• Task description
Filter the entries below, keeping every line that has the word "this".

=-=-=-=-=

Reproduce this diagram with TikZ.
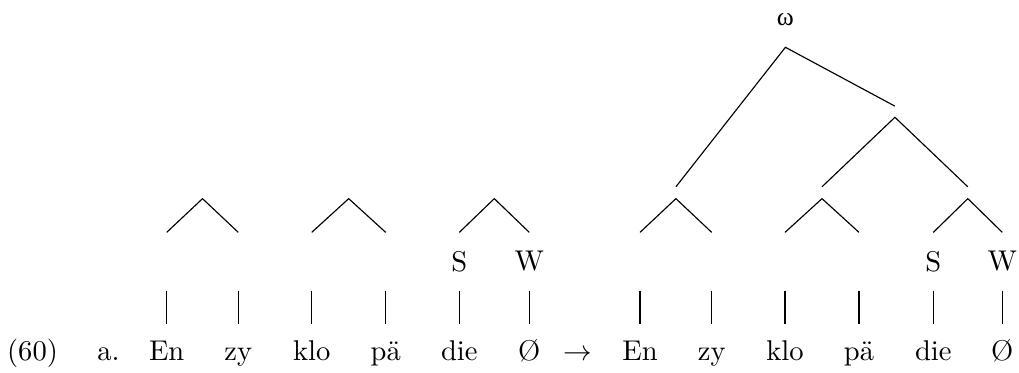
\documentclass[tikz,border=0pt]{standalone}
\usepackage{fontspec}
\newfontfamily\greekfont{Liberation Serif}
\usepackage{tikz}
\tikzset{
    syllable/.style={
        anchor=north,
        inner sep=0pt,
        text height=12.6pt,
        text depth=0pt
    }
}
\tikzset{
    metrical/.style={
        inner sep=0pt,
        minimum height=20pt
    }
}
\tikzset{
    foot/.style={
        inner sep=0pt,
        minimum height=3.75pt
    }
}
\tikzset{
    word/.style={
        inner sep=0pt,
        minimum height=18.7pt,
        font=\greekfont\small
    }
}
\tikzset{
    branch/.style={
        draw=black,
        line width=0.4pt
    }
}

\begin{document}
\begin{tikzpicture}[
    x=0.35pt,
    y=-0.35pt
]
\useasboundingbox (0,0) rectangle (1019,372);

\node[syllable] (ex) at (32.5,324) {(60)};
\node[syllable] (item) at (108.5,324) {a.};
\node[syllable] (arrow) at (578,324) {$\rightarrow$};

\node[syllable] (sa1) at (166.7,324) {En};
\node[syllable] (sa2) at (238.3,324) {zy};
\node[syllable] (sa3) at (311.7,324) {klo};
\node[syllable] (sa4) at (385.7,324) {pä};
\node[syllable] (sa5) at (459.3,324) {die};
\node[syllable] (sa6) at (529.3,324) {Ø};

\node[syllable] (sb1) at (640,324) {En};
\node[syllable] (sb2) at (711.7,324) {zy};
\node[syllable] (sb3) at (785,324) {klo};
\node[syllable] (sb4) at (859,324) {pä};
\node[syllable] (sb5) at (933.3,324) {die};
\node[syllable] (sb6) at (1002.3,324) {Ø};

\node[metrical] (ma1) at (166.7,261.5) {};
\node[metrical] (ma2) at (238.3,261.5) {};
\node[metrical] (ma3) at (311.7,261.5) {};
\node[metrical] (ma4) at (385.7,261.5) {};
\node[metrical] (ma5) at (459.3,261.5) {S};
\node[metrical] (ma6) at (529.3,261.5) {W};

\node[metrical] (mb1) at (640,261.5) {};
\node[metrical] (mb2) at (711.7,261.5) {};
\node[metrical] (mb3) at (785,261.5) {};
\node[metrical] (mb4) at (859,261.5) {};
\node[metrical] (mb5) at (933.3,261.5) {S};
\node[metrical] (mb6) at (1002.3,261.5) {W};

\node[foot] (fa1) at (202.5,192.7) {};
\node[foot] (fa2) at (348.7,192.7) {};
\node[foot] (fa3) at (494.3,192.7) {};

\node[foot] (fb1) at (675.9,192.7) {};
\node[foot] (fb2) at (822,192.7) {};
\node[foot] (fb3) at (967.8,192.7) {};

\node[foot, minimum height=3.5pt] (mid) at (894.9,111.7) {};
\node[word] (omega) at (785.4,20) {ω};

\draw[branch] (ma1.south) -- (sa1.north);
\draw[branch] (ma2.south) -- (sa2.north);
\draw[branch] (ma3.south) -- (sa3.north);
\draw[branch] (ma4.south) -- (sa4.north);
\draw[branch] (ma5.south) -- (sa5.north);
\draw[branch] (ma6.south) -- (sa6.north);

\draw[branch] (mb1.south) -- (sb1.north);
\draw[branch] (mb2.south) -- (sb2.north);
\draw[branch] (mb3.south) -- (sb3.north);
\draw[branch] (mb4.south) -- (sb4.north);
\draw[branch] (mb5.south) -- (sb5.north);
\draw[branch] (mb6.south) -- (sb6.north);

\draw[branch] (ma1.north) -- (fa1.south) -- (ma2.north);
\draw[branch] (ma3.north) -- (fa2.south) -- (ma4.north);
\draw[branch] (ma5.north) -- (fa3.south) -- (ma6.north);

\draw[branch] (mb1.north) -- (fb1.south) -- (mb2.north);
\draw[branch] (mb3.north) -- (fb2.south) -- (mb4.north);
\draw[branch] (mb5.north) -- (fb3.south) -- (mb6.north);

\draw[branch] (fb2.north) -- (mid.south) -- (fb3.north);
\draw[branch] (fb1.north) -- (omega.south) -- (mid.north);

\end{tikzpicture}
\end{document}
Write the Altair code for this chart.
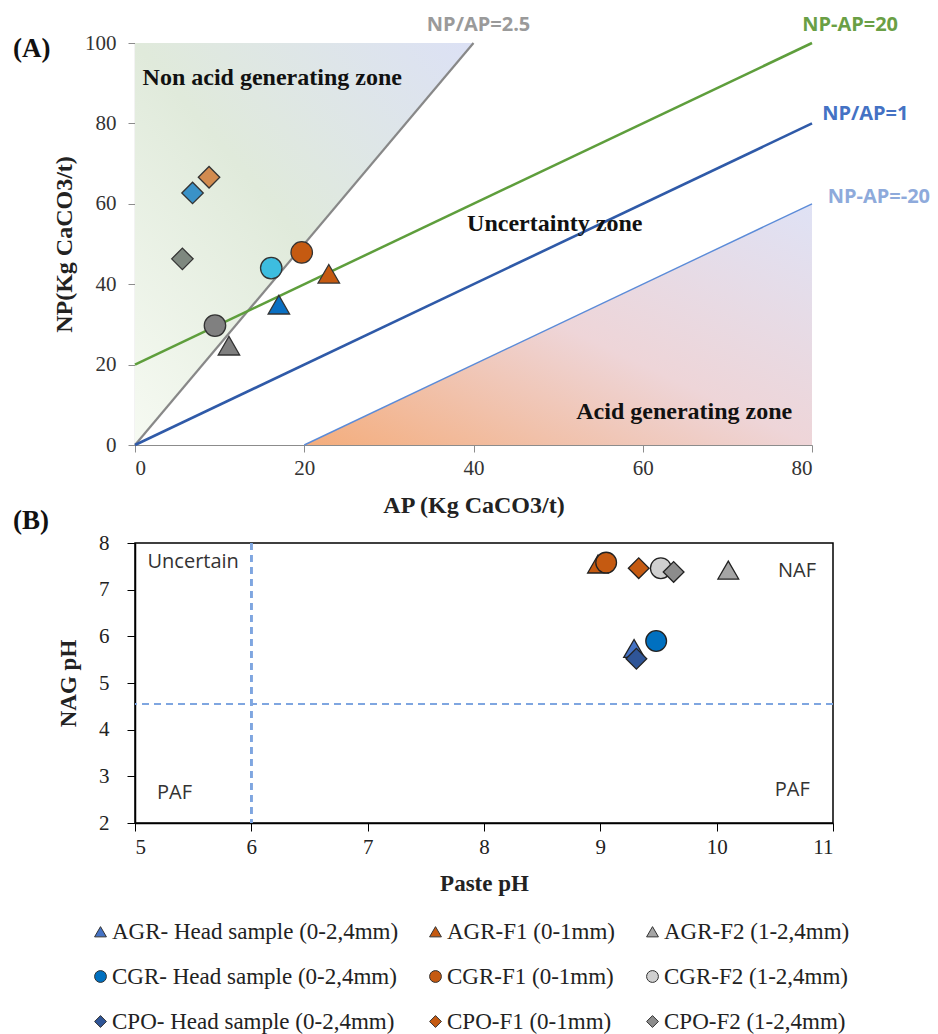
import altair as alt
import pandas as pd

# ---------------- data ----------------
samples = ["AGR- Head sample (0-2,4mm)", "AGR-F1 (0-1mm)", "AGR-F2 (1-2,4mm)",
           "CGR- Head sample (0-2,4mm)", "CGR-F1 (0-1mm)", "CGR-F2 (1-2,4mm)",
           "CPO- Head sample (0-2,4mm)", "CPO-F1 (0-1mm)", "CPO-F2 (1-2,4mm)"]
ap_values = [17.0, 22.9, 11.1, 16.1, 19.7, 9.45, 6.8, 8.75, 5.6]
np_values = [34.9, 42.6, 24.7, 44.0, 47.9, 29.7, 62.7, 66.6, 46.3]
paste_ph = [9.29, 8.98, 10.10, 9.48, 9.05, 9.52, 9.31, 9.33, 9.63]
nag_ph = [5.74, 7.55, 7.42, 5.90, 7.58, 7.46, 5.52, 7.46, 7.38]

line_names = ["NP/AP=2.5", "NP-AP=20", "NP/AP=1", "NP-AP=-20"]
line_ap_from = [0, 0, 0, 20]
line_np_from = [0, 20, 0, 0]
line_ap_to = [40, 80, 80, 80]
line_np_to = [100, 100, 80, 60]

nonacid_ap = [0, 40]
nonacid_np_low = [0, 100]
nonacid_np_high = [100, 100]
acid_ap = [20, 80]
acid_np_low = [0, 0]
acid_np_high = [0, 60]

paf_paste_limit = 6.0
paf_nag_limit = 4.55

x_ticks_a = [0, 20, 40, 60, 80]
y_ticks_a = [0, 20, 40, 60, 80, 100]
x_ticks_b = [5, 6, 7, 8, 9, 10, 11]
y_ticks_b = [2, 3, 4, 5, 6, 7, 8]

# annotation texts (data coordinates)
zone_labels = ["Non acid generating zone", "Uncertainty zone", "Acid generating zone"]
zone_ap = [0.9, 49.6, 64.9]
zone_np = [91.4, 54.9, 8.1]
zone_align = ["left", "center", "center"]
line_label_ap = [40.6, 84.5, 86.3, 87.9]
line_label_np = [104.6, 104.4, 82.3, 61.6]
panel_labels = ["(A)", "(B)"]
panel_ap = [-12.2, -12.3]
panel_np = [98.4, -19.0]

b_labels = ["Uncertain", "NAF", "PAF", "PAF"]
b_paste = [5.50, 10.69, 5.34, 10.65]
b_nag = [7.60, 7.40, 2.64, 2.71]

# ---------------- styles ----------------
SERIF = "Liberation Serif"
SANS = "Open Sans"
shape_of = {"AGR": "triangle-up", "CGR": "circle", "CPO": "diamond"}
colors_a = dict(zip(samples, ["#0a6fc2", "#c55a11", "#7f7f7f", "#3dbde0", "#c55a11", "#808080",
                              "#3a92c8", "#d28b4f", "#7e887f"]))
colors_b = dict(zip(samples, ["#4472c4", "#c55a11", "#a5a5a5", "#0070c0", "#c55a11", "#d0d0d0",
                              "#2f5597", "#c55a11", "#8c8c8c"]))
# the legend fills column by column: order the domain so that rows read AGR / CGR / CPO
legend_order = [samples[r * 3 + c] for c in range(3) for r in range(3)]
shape_range = [shape_of[s[:3]] for s in legend_order]
range_a = [colors_a[s] for s in legend_order]
range_b = [colors_b[s] for s in legend_order]

line_colors = ["#888888", "#5e9e3c", "#2f5aa8", "#5b8bd8"]
line_widths = [2.2, 2.5, 2.6, 1.4]
line_label_colors = ["#9a9a9a", "#6a9f45", "#4472c4", "#8eaadb"]

pts = pd.DataFrame({"sample": samples, "AP": ap_values, "NP": np_values,
                    "paste": paste_ph, "nag": nag_ph})

rows = []
for n, a0, n0, a1, n1 in zip(line_names, line_ap_from, line_np_from, line_ap_to, line_np_to):
    rows.append({"name": n, "AP": a0, "NP": n0})
    rows.append({"name": n, "AP": a1, "NP": n1})
lines_df = pd.DataFrame(rows)

nonacid_df = pd.DataFrame({"AP": nonacid_ap, "NP": nonacid_np_low, "NP2": nonacid_np_high})
acid_df = pd.DataFrame({"AP": acid_ap, "NP": acid_np_low, "NP2": acid_np_high})

# ---------------- panel A ----------------
sx_a = alt.Scale(domain=[0, 80], nice=False)
sy_a = alt.Scale(domain=[0, 100], nice=False)
axis_common_a = dict(grid=False, domainColor="#8c8c8c", tickColor="#8c8c8c", tickSize=7,
                     domainWidth=1.2, labelFont=SERIF, labelFontSize=21, labelColor="#333",
                     titleFont=SERIF, titleFontSize=24, titleFontWeight="bold", titleColor="#222")
ax_a = alt.Axis(values=x_ticks_a, title="AP (Kg CaCO3/t)", labelPadding=5, titlePadding=15,
                **axis_common_a)
ay_a = alt.Axis(values=y_ticks_a, title="NP(Kg CaCO3/t)", labelPadding=12, titlePadding=8,
                **axis_common_a)


def XA(f):
    return alt.X(f"{f}:Q", scale=sx_a, axis=ax_a)


def YA(f):
    return alt.Y(f"{f}:Q", scale=sy_a, axis=ay_a)


grad_nonacid = alt.Gradient(gradient="linear", x1=0, y1=1, x2=1, y2=0,
                            stops=[alt.GradientStop(color="#f6faf2", offset=0),
                                   alt.GradientStop(color="#e0eadb", offset=0.5),
                                   alt.GradientStop(color="#dce1f5", offset=1)])
grad_acid = alt.Gradient(gradient="linear", x1=0, y1=1, x2=1, y2=0,
                         stops=[alt.GradientStop(color="#f4ad7c", offset=0),
                                alt.GradientStop(color="#eed5d8", offset=0.5),
                                alt.GradientStop(color="#dfe2f5", offset=1)])

area_nonacid = alt.Chart(nonacid_df).mark_area(color=grad_nonacid).encode(
    x=XA("AP"), y=YA("NP"), y2="NP2")
area_acid = alt.Chart(acid_df).mark_area(color=grad_acid).encode(
    x=XA("AP"), y=YA("NP"), y2="NP2")

line_layers = []
for n, c, w in zip(line_names, line_colors, line_widths):
    line_layers.append(
        alt.Chart(lines_df).transform_filter(alt.datum.name == n)
        .mark_line(color=c, strokeWidth=w).encode(x=XA("AP"), y=YA("NP"), detail="name:N"))

points_a = alt.Chart(pts).mark_point(filled=True, size=460, opacity=1, stroke="#333",
                                     strokeWidth=1.3).encode(
    x=XA("AP"), y=YA("NP"),
    color=alt.Color("sample:N", scale=alt.Scale(domain=legend_order, range=range_a), legend=None),
    shape=alt.Shape("sample:N", scale=alt.Scale(domain=legend_order, range=shape_range),
                    legend=None))

zone_df = pd.DataFrame({"t": zone_labels, "AP": zone_ap, "NP": zone_np, "al": zone_align})
zone_text_layers = []
for al in ["left", "center"]:
    zone_text_layers.append(
        alt.Chart(zone_df).transform_filter(alt.datum.al == al)
        .mark_text(font=SERIF, fontSize=24, fontWeight="bold", color="#111", align=al,
                   baseline="middle").encode(x=XA("AP"), y=YA("NP"), text="t:N"))

ll_df = pd.DataFrame({"t": line_names, "AP": line_label_ap, "NP": line_label_np})
ll_layers = []
for n, c in zip(line_names, line_label_colors):
    ll_layers.append(
        alt.Chart(ll_df).transform_filter(alt.datum.t == n)
        .mark_text(font=SANS, fontSize=20, fontWeight="bold", color=c, baseline="middle")
        .encode(x=XA("AP"), y=YA("NP"), text="t:N"))

pl_df = pd.DataFrame({"t": panel_labels, "AP": panel_ap, "NP": panel_np})
panel_text = alt.Chart(pl_df).mark_text(font=SERIF, fontSize=27, fontWeight="bold",
                                        color="#111", baseline="middle").encode(
    x=XA("AP"), y=YA("NP"), text="t:N")

chart_a = alt.layer(area_nonacid, area_acid, *line_layers, points_a, *zone_text_layers,
                    *ll_layers, panel_text).properties(
    width=677, height=402, view=alt.ViewBackground(strokeWidth=0))

# ---------------- panel B ----------------
sx_b = alt.Scale(domain=[5, 11], nice=False)
sy_b = alt.Scale(domain=[2, 8], nice=False)
axis_common_b = dict(grid=False, domainColor="#000", tickColor="#000", tickSize=8,
                     domainWidth=1.5, labelFont=SERIF, labelFontSize=21, labelColor="#222",
                     titleFont=SERIF, titleFontSize=23, titleFontWeight="bold", titleColor="#222")
ax_b = alt.Axis(values=x_ticks_b, title="Paste pH", labelPadding=5, titlePadding=15,
                **axis_common_b)
ay_b = alt.Axis(values=y_ticks_b, title="NAG pH", labelPadding=18, titlePadding=18,
                **axis_common_b)


def XB(f):
    return alt.X(f"{f}:Q", scale=sx_b, axis=ax_b)


def YB(f):
    return alt.Y(f"{f}:Q", scale=sy_b, axis=ay_b)


rule_v = alt.Chart(pts).mark_rule(color="#7fa6e0", strokeWidth=1.8, strokeDash=[7, 5]).encode(
    x=alt.datum(paf_paste_limit, scale=sx_b, axis=ax_b))
rule_h = alt.Chart(pts).mark_rule(color="#7fa6e0", strokeWidth=1.8, strokeDash=[7, 5]).encode(
    y=alt.datum(paf_nag_limit, scale=sy_b, axis=ay_b))

legend_b = alt.Legend(title=None, orient="none", legendX=-46, legendY=377, columns=3,
                      columnPadding=25, rowPadding=21, symbolSize=140, labelFont=SERIF,
                      labelFontSize=23, labelColor="#222", symbolStrokeColor="#333",
                      symbolStrokeWidth=1, labelLimit=400, labelOffset=0)

points_b = alt.Chart(pts).mark_point(filled=True, size=430, opacity=1, stroke="#222",
                                     strokeWidth=1.3).encode(
    x=XB("paste"), y=YB("nag"),
    color=alt.Color("sample:N", scale=alt.Scale(domain=legend_order, range=range_b),
                    legend=legend_b),
    shape=alt.Shape("sample:N", scale=alt.Scale(domain=legend_order, range=shape_range),
                    legend=legend_b))

bl_df = pd.DataFrame({"t": b_labels, "paste": b_paste, "nag": b_nag})
b_text = alt.Chart(bl_df).mark_text(font=SANS, fontSize=20, color="#333", baseline="middle").encode(
    x=XB("paste"), y=YB("nag"), text="t:N")

chart_b = alt.layer(rule_v, rule_h, points_b, b_text).properties(
    width=698, height=280, view=alt.ViewBackground(stroke="#000", strokeWidth=1.5))

chart = alt.vconcat(chart_a, chart_b, spacing=-4).resolve_scale(
    color="independent", shape="independent").properties(
    padding={"left": 12, "top": 14, "right": 0, "bottom": 0}
).configure(background="white")

chart.save("out.html", embed_options={"renderer": "svg", "actions": False})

=-=-=-=-=

• Written solution
Reproduce this diagram with TikZ.
Write the Altair code for this chart.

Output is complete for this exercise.